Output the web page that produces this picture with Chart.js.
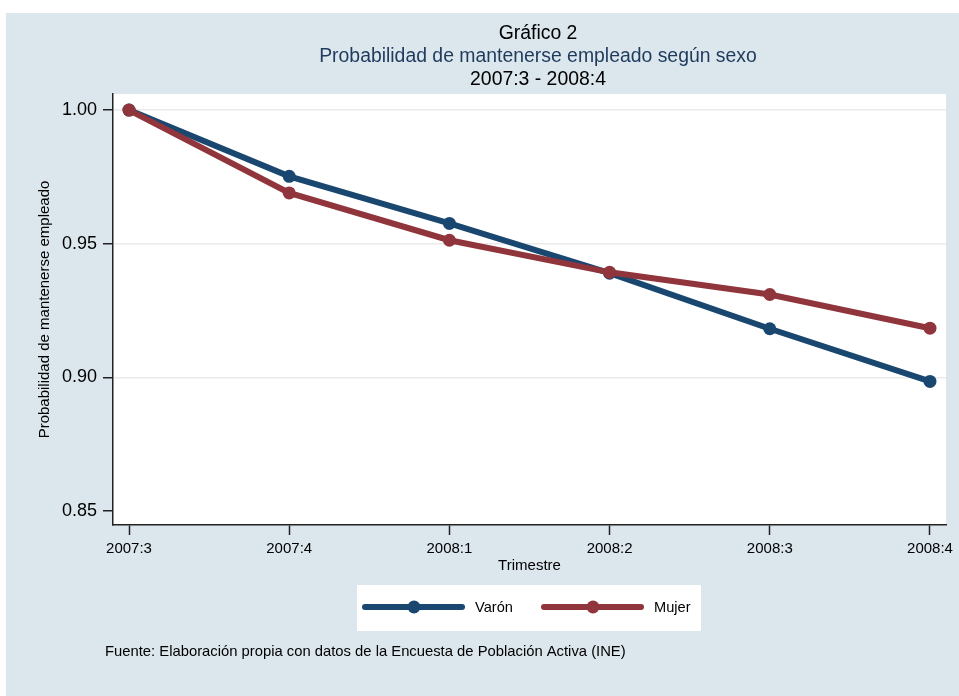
<!DOCTYPE html>
<html>
<head>
<meta charset="utf-8">
<script src="https://cdn.jsdelivr.net/npm/chart.js@4.4.1/dist/chart.umd.min.js"></script>
<style>
  html, body { margin: 0; padding: 0; background: #fff; }
</style>
</head>
<body>
<canvas id="grafico" width="959" height="696"></canvas>
<script>
const trimestres = ['2007:3', '2007:4', '2008:1', '2008:2', '2008:3', '2008:4'];
const varon = [1.000, 0.9752, 0.9576, 0.9390, 0.9182, 0.8985];
const mujer = [1.000, 0.9690, 0.9513, 0.9393, 0.9310, 0.9184];
const yTicks = [0.85, 0.90, 0.95, 1.00];

const FONT = '"Liberation Sans", Arial, sans-serif';
const AZUL = '#1a476f';
const ROJO = '#90353b';

const toPoints = arr => arr.map((v, i) => ({ x: i, y: v }));

// fondo, titulos, leyenda y fuente
const marco = {
  id: 'marco',
  beforeDraw(chart) {
    const { ctx, chartArea: a } = chart;
    ctx.save();
    ctx.fillStyle = '#fff';
    ctx.fillRect(0, 0, chart.width, chart.height);
    ctx.fillStyle = '#dce6ed';
    ctx.fillRect(6, 13, chart.width - 6, chart.height - 13);
    ctx.fillStyle = '#fff';
    ctx.fillRect(a.left, a.top, a.right - a.left, a.bottom - a.top);
    ctx.restore();
  },
  afterDraw(chart) {
    const { ctx } = chart;
    ctx.save();
    ctx.textAlign = 'center';
    ctx.textBaseline = 'middle';
    ctx.font = '19.4px ' + FONT;
    ctx.fillStyle = '#000';
    ctx.fillText('Gráfico 2', 538, 34);
    ctx.fillStyle = '#1e3a5c';
    ctx.fillText('Probabilidad de mantenerse empleado según sexo', 538, 57);
    ctx.fillStyle = '#000';
    ctx.fillText('2007:3 - 2008:4', 538, 80);

    // leyenda
    ctx.fillStyle = '#fff';
    ctx.fillRect(357, 585, 344, 46);
    const items = [
      { label: 'Varón', color: AZUL, x0: 365 },
      { label: 'Mujer', color: ROJO, x0: 544 }
    ];
    items.forEach(it => {
      ctx.strokeStyle = it.color;
      ctx.lineWidth = 6;
      ctx.lineCap = 'round';
      ctx.beginPath();
      ctx.moveTo(it.x0, 607);
      ctx.lineTo(it.x0 + 97, 607);
      ctx.stroke();
      ctx.fillStyle = it.color;
      ctx.beginPath();
      ctx.arc(it.x0 + 49, 607, 6.5, 0, Math.PI * 2);
      ctx.fill();
      ctx.fillStyle = '#000';
      ctx.textAlign = 'left';
      ctx.font = '14.6px ' + FONT;
      ctx.fillText(it.label, it.x0 + 110, 608);
    });

    ctx.font = '14.8px ' + FONT;
    ctx.fillText('Fuente: Elaboración propia con datos de la Encuesta de Población Activa (INE)', 105, 652);
    ctx.restore();
  }
};

new Chart(document.getElementById('grafico'), {
  type: 'line',
  data: {
    datasets: [
      {
        label: 'Varón',
        data: toPoints(varon),
        borderColor: AZUL,
        backgroundColor: AZUL,
        borderWidth: 6,
        pointRadius: 6.5,
        pointBorderWidth: 0,
        order: 1
      },
      {
        label: 'Mujer',
        data: toPoints(mujer),
        borderColor: ROJO,
        backgroundColor: ROJO,
        borderWidth: 6,
        pointRadius: 6.5,
        pointBorderWidth: 0,
        order: 0
      }
    ]
  },
  options: {
    responsive: false,
    animation: false,
    layout: { padding: { left: 0, top: 94, right: 13, bottom: 121 } },
    plugins: {
      legend: { display: false },
      tooltip: { enabled: false }
    },
    scales: {
      x: {
        type: 'linear',
        min: -0.1,
        max: 5.1,
        afterFit: s => { s.height = 50; },
        afterBuildTicks: s => { s.ticks = trimestres.map((_, i) => ({ value: i })); },
        ticks: {
          callback: v => trimestres[v],
          font: { family: FONT, size: 15 },
          color: '#000',
          padding: 5,
          maxRotation: 0,
          autoSkip: false
        },
        grid: { drawOnChartArea: false, tickLength: 10, tickColor: '#222', tickWidth: 1.5 },
        border: { color: '#222', width: 1.5 },
        title: {
          display: true,
          text: 'Trimestre',
          font: { family: FONT, size: 15 },
          color: '#000',
          padding: { top: 3, bottom: 0 }
        }
      },
      y: {
        min: 0.8448,
        max: 1.006,
        afterFit: s => { s.width = 113; },
        afterBuildTicks: s => { s.ticks = yTicks.map(v => ({ value: v })); },
        ticks: {
          callback: v => v.toFixed(2),
          font: { family: FONT, size: 18 },
          color: '#000',
          padding: 6
        },
        grid: {
          color: c => (c.tick && c.tick.value === 0.85 ? 'rgba(0,0,0,0)' : '#eaeaea'),
          lineWidth: 1.5,
          tickLength: 10,
          tickColor: '#222',
          tickWidth: 1.5
        },
        border: { color: '#222', width: 1.5 },
        title: {
          display: true,
          text: 'Probabilidad de mantenerse empleado',
          font: { family: FONT, size: 15 },
          color: '#000',
          padding: { top: 36, bottom: 0 }
        }
      }
    }
  },
  plugins: [marco]
});
</script>
</body>
</html>
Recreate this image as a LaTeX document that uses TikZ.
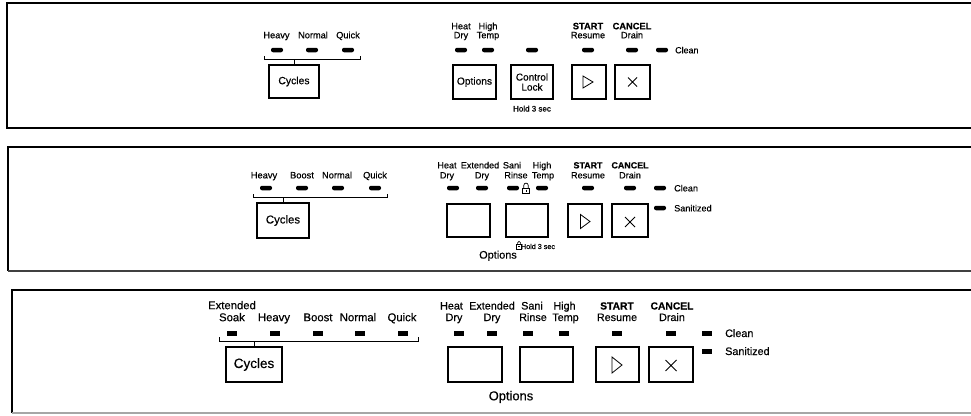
\documentclass[tikz,border=0pt]{standalone}
\usepackage{fontspec}
\setmainfont[FakeBold=0.4]{Liberation Sans}
\usetikzlibrary{calc}
\newcommand\myfs[1]{\fontsize{#1}{#1}\selectfont}
\begin{document}
\begin{tikzpicture}[x=1pt,y=-1pt,
  lab/.style={inner sep=0pt, anchor=base},
  labA/.style={lab, font=\myfs{9.2}},
  labB/.style={lab, font=\myfs{9.3}},
  labBr/.style={lab, font=\myfs{9.1}},
  labC/.style={lab, font=\myfs{11.3}},
  labCr/.style={lab, font=\myfs{10.8}},
  pill/.style={fill=black, rounded corners=2pt, minimum width=12pt, minimum height=4.5pt, inner sep=0pt},
  sq/.style={fill=black, minimum width=10pt, minimum height=5pt, inner sep=0pt},
  btn/.style={draw, line width=1.2pt, inner sep=0pt, align=center},
  brk/.style={line width=0.9pt},
  sym/.style={line width=0.8pt, line join=miter},
  border/.style={line width=1.5pt}]
\useasboundingbox (0,0) rectangle (971,415);
\fill[white] (0,0) rectangle (971,415);

% ---------------- Panel 1 ----------------
\draw[border] (971,3) -- (7,3) -- (7,128) -- (971,128);
\node[labA] (p1heavy) at (276.5,38.3) {Heavy};
\node[labA] (p1normal) at (313,38.3) {Normal};
\node[labA] (p1quick) at (348,38.3) {Quick};
\node[pill] (p1l1) at (277,50) {};
\node[pill] (p1l2) at (312,50) {};
\node[pill] (p1l3) at (348,50) {};
\draw[brk] (264,56) -- (264,59) -- (360,59) -- (360,56);
\coordinate (p1b) at (294,59);
\node[btn, minimum width=50pt, minimum height=33pt, font=\myfs{10.4}] (p1cyc) at (294,81.5) {Cycles};
\draw[brk] (p1b) -- (p1cyc.north);

\node[labA] (p1heat) at (461,29.3) {Heat};
\node[labA] (p1dry) at (461,38.3) {Dry};
\node[labA] (p1high) at (488,29.3) {High};
\node[labA] (p1temp) at (488,38.3) {Temp};
\node[labA, font=\bfseries\myfs{9.3}] (p1startt) at (588,29.3) {START};
\node[labA] (p1resume) at (588,38.3) {Resume};
\node[labA, font=\bfseries\myfs{9.3}] (p1cancelt) at (632,29.3) {CANCEL};
\node[labA] (p1drain) at (632,38.3) {Drain};
\node[pill] (p1l4) at (461,50) {};
\node[pill] (p1l5) at (488,50) {};
\node[pill] (p1l6) at (532,50) {};
\node[pill] (p1l7) at (588,50) {};
\node[pill] (p1l8) at (632,50) {};
\node[pill] (p1l9) at (662,50) {};
\node[labA, anchor=base west, font=\myfs{8.9}] (p1clean) at (675,53.3) {Clean};
\node[btn, minimum width=43pt, minimum height=34pt, font=\myfs{10.2}] (p1opt) at (474.5,82) {Options};
\node[btn, minimum width=42pt, minimum height=34pt, font=\fontsize{10}{10}\selectfont] (p1lock) at (532,82) {Control\\Lock};
\node[labA, font=\myfs{8}] (p1hold) at (532,111.5) {Hold 3 sec};
\node[btn, minimum width=34pt, minimum height=34pt] (p1start) at (589,82) {};
\draw[sym, shift={(p1start.center)}] (-6,-6) -- (4,0) -- (-6,6) -- cycle;
\node[btn, minimum width=35pt, minimum height=34pt] (p1cancel) at (632.5,82) {};
\draw[sym, shift={(p1cancel.center)}] (-4.5,-4.5) -- (4.5,4.5) (-4.5,4.5) -- (4.5,-4.5);

% ---------------- Panel 2 ----------------
\draw[border] (971,147) -- (8,147) -- (8,271);
\draw[border, black!75] (8,271) -- (971,271);
\node[labB] (p2heavy) at (264,178.4) {Heavy};
\node[labB] (p2boost) at (302,178.4) {Boost};
\node[labB] (p2normal) at (337,178.4) {Normal};
\node[labB] (p2quick) at (375,178.4) {Quick};
\node[pill] (p2l1) at (266,188) {};
\node[pill] (p2l2) at (302,188) {};
\node[pill] (p2l3) at (338,188) {};
\node[pill] (p2l4) at (375,188) {};
\draw[brk] (253,194) -- (253,197) -- (387,197) -- (387,194);
\coordinate (p2b) at (283,197);
\node[btn, minimum width=52pt, minimum height=35pt, font=\myfs{11.4}] (p2cyc) at (283,220.5) {Cycles};
\draw[brk] (p2b) -- (p2cyc.north);

\node[labBr] (p2heat) at (447,168.4) {Heat};
\node[labBr] (p2dry) at (447,178.4) {Dry};
\node[labBr] (p2ext) at (480,168.4) {Extended};
\node[labBr] (p2dry2) at (482,178.4) {Dry};
\node[labBr] (p2sani) at (512,168.4) {Sani};
\node[labBr] (p2rinse) at (516,178.4) {Rinse};
\node[labBr] (p2high) at (542,168.4) {High};
\node[labBr] (p2temp) at (543,178.4) {Temp};
\node[labBr, font=\bfseries\myfs{8.9}] (p2startt) at (588,168.4) {START};
\node[labBr] (p2resume) at (588,178.4) {Resume};
\node[labBr, font=\bfseries\myfs{8.9}] (p2cancelt) at (630,168.4) {CANCEL};
\node[labBr] (p2drain) at (630,178.4) {Drain};
\node[pill] (p2l5) at (453,188) {};
\node[pill] (p2l6) at (482,188) {};
\node[pill] (p2l7) at (513,188) {};
\node[pill] (p2l8) at (542,188) {};
\node[pill] (p2l9) at (588,188) {};
\node[pill] (p2l10) at (630,188) {};
\node[pill] (p2l11) at (660,188) {};
\node[pill] (p2l12) at (660,208) {};
% padlock between LEDs
\draw[line width=0.7pt] (523.8,188) -- (523.8,185.3) arc[start angle=180, end angle=360, radius=2.2] -- (528.2,188);
\draw[line width=0.7pt] (522.8,188) rectangle (529.2,193.2);
\draw[line width=0.6pt] (526,189.5) -- (526,191.5);
\node[labBr, anchor=base west] (p2clean) at (674,191.4) {Clean};
\node[labBr, anchor=base west] (p2sanit) at (674,211.4) {Sanitized};
\node[btn, minimum width=43pt, minimum height=33pt] (p2o1) at (468.5,220.5) {};
\node[btn, minimum width=42pt, minimum height=33pt] (p2o2) at (527,220.5) {};
\node[btn, minimum width=34pt, minimum height=33pt] (p2start) at (585,220.5) {};
\draw[sym, shift={(p2start.center)}] (-4.5,-6) -- (5,1) -- (-4.5,8) -- cycle;
\node[btn, minimum width=36pt, minimum height=33pt] (p2cancel) at (630,220.5) {};
\draw[sym, shift={(p2cancel.center)}] (-5,-3.5) -- (5,6.5) (-5,6.5) -- (5,-3.5);
% small lock + hold
\draw[line width=0.6pt] (517.6,244.3) -- (517.6,242.8) arc[start angle=180, end angle=360, radius=1.5] -- (520.6,244.3);
\draw[line width=0.6pt] (516.7,244.3) rectangle (521.5,249);
\draw[line width=0.5pt] (517.8,246.6) -- (520.4,246.6);
\node[lab, font=\myfs{7.2}] (p2hold) at (538,249) {Hold 3 sec};
\node[lab, font=\myfs{10.9}] (p2opts) at (498,258.6) {Options};

% ---------------- Panel 3 ----------------
\draw[border] (971,290) -- (12,290) -- (12,413);
\draw[border, black!35] (12,413) -- (971,413);
\node[labC] (p3ext) at (232,309.2) {Extended};
\node[labC] (p3soak) at (232,321.2) {Soak};
\node[labC] (p3heavy) at (274,321.2) {Heavy};
\node[labC] (p3boost) at (318,321.2) {Boost};
\node[labC] (p3normal) at (358,321.2) {Normal};
\node[labC] (p3quick) at (402,321.2) {Quick};
\node[sq] (p3l1) at (232,333) {};
\node[sq] (p3l2) at (275,333) {};
\node[sq] (p3l3) at (318,333) {};
\node[sq] (p3l4) at (360,333) {};
\node[sq] (p3l5) at (403,333) {};
\draw[brk] (219,337) -- (219,341) -- (418,341) -- (418,337);
\coordinate (p3b) at (254,341);
\node[btn, minimum width=56pt, minimum height=35pt, font=\myfs{13.5}] (p3cyc) at (254,364.5) {Cycles};
\draw[brk] (p3b) -- (p3cyc.north);

\node[labCr] (p3heat) at (451.5,309.5) {Heat};
\node[labCr] (p3dry) at (454,321) {Dry};
\node[labCr] (p3ext2) at (492,309.5) {Extended};
\node[labCr] (p3dry2) at (492,321) {Dry};
\node[labCr] (p3sani) at (532,309.5) {Sani};
\node[labCr] (p3rinse) at (533,321) {Rinse};
\node[labCr] (p3high) at (564.5,309.5) {High};
\node[labCr] (p3temp) at (565.5,321) {Temp};
\node[labCr, font=\bfseries\myfs{10.3}] (p3startt) at (617,309.5) {START};
\node[labCr] (p3resume) at (617,321) {Resume};
\node[labCr, font=\bfseries\myfs{10.3}] (p3cancelt) at (672,309.5) {CANCEL};
\node[labCr] (p3drain) at (672,321) {Drain};
\node[sq] (p3l6) at (459,333) {};
\node[sq] (p3l7) at (492,333) {};
\node[sq] (p3l8) at (528,333) {};
\node[sq] (p3l9) at (564,333) {};
\node[sq] (p3l10) at (617,333) {};
\node[sq] (p3l11) at (671,333) {};
\node[sq] (p3l12) at (707,333) {};
\node[sq] (p3l13) at (707,351) {};
\node[labCr, anchor=base west] (p3clean) at (725,337) {Clean};
\node[labCr, anchor=base west] (p3sanit) at (725,355) {Sanitized};
\node[btn, minimum width=54pt, minimum height=35pt] (p3o1) at (475,364.5) {};
\node[btn, minimum width=53pt, minimum height=35pt] (p3o2) at (546.5,364.5) {};
\node[btn, minimum width=43pt, minimum height=35pt] (p3start) at (617.5,364.5) {};
\draw[sym, shift={(p3start.center)}] (-5.5,-7.5) -- (4.5,0.5) -- (-5.5,8.5) -- cycle;
\node[btn, minimum width=44pt, minimum height=35pt] (p3cancel) at (671,364.5) {};
\draw[sym, shift={(p3cancel.center)}] (-5.5,-4.5) -- (5.5,6.5) (-5.5,6.5) -- (5.5,-4.5);
\node[lab, font=\myfs{12.9}] (p3opts) at (511,400.3) {Options};
\end{tikzpicture}
\end{document}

|---|

* [Task prompt]:
Copy nothing but the lines above that run from the one with "Recreate this image" to the one with "(p1b) -- (p1cyc.north);", ends included; pictures stay out.

* [Result of the task]:
Recreate this image as a LaTeX document that uses TikZ.
\documentclass[tikz,border=0pt]{standalone}
\usepackage{fontspec}
\setmainfont[FakeBold=0.4]{Liberation Sans}
\usetikzlibrary{calc}
\newcommand\myfs[1]{\fontsize{#1}{#1}\selectfont}
\begin{document}
\begin{tikzpicture}[x=1pt,y=-1pt,
  lab/.style={inner sep=0pt, anchor=base},
  labA/.style={lab, font=\myfs{9.2}},
  labB/.style={lab, font=\myfs{9.3}},
  labBr/.style={lab, font=\myfs{9.1}},
  labC/.style={lab, font=\myfs{11.3}},
  labCr/.style={lab, font=\myfs{10.8}},
  pill/.style={fill=black, rounded corners=2pt, minimum width=12pt, minimum height=4.5pt, inner sep=0pt},
  sq/.style={fill=black, minimum width=10pt, minimum height=5pt, inner sep=0pt},
  btn/.style={draw, line width=1.2pt, inner sep=0pt, align=center},
  brk/.style={line width=0.9pt},
  sym/.style={line width=0.8pt, line join=miter},
  border/.style={line width=1.5pt}]
\useasboundingbox (0,0) rectangle (971,415);
\fill[white] (0,0) rectangle (971,415);

% ---------------- Panel 1 ----------------
\draw[border] (971,3) -- (7,3) -- (7,128) -- (971,128);
\node[labA] (p1heavy) at (276.5,38.3) {Heavy};
\node[labA] (p1normal) at (313,38.3) {Normal};
\node[labA] (p1quick) at (348,38.3) {Quick};
\node[pill] (p1l1) at (277,50) {};
\node[pill] (p1l2) at (312,50) {};
\node[pill] (p1l3) at (348,50) {};
\draw[brk] (264,56) -- (264,59) -- (360,59) -- (360,56);
\coordinate (p1b) at (294,59);
\node[btn, minimum width=50pt, minimum height=33pt, font=\myfs{10.4}] (p1cyc) at (294,81.5) {Cycles};
\draw[brk] (p1b) -- (p1cyc.north);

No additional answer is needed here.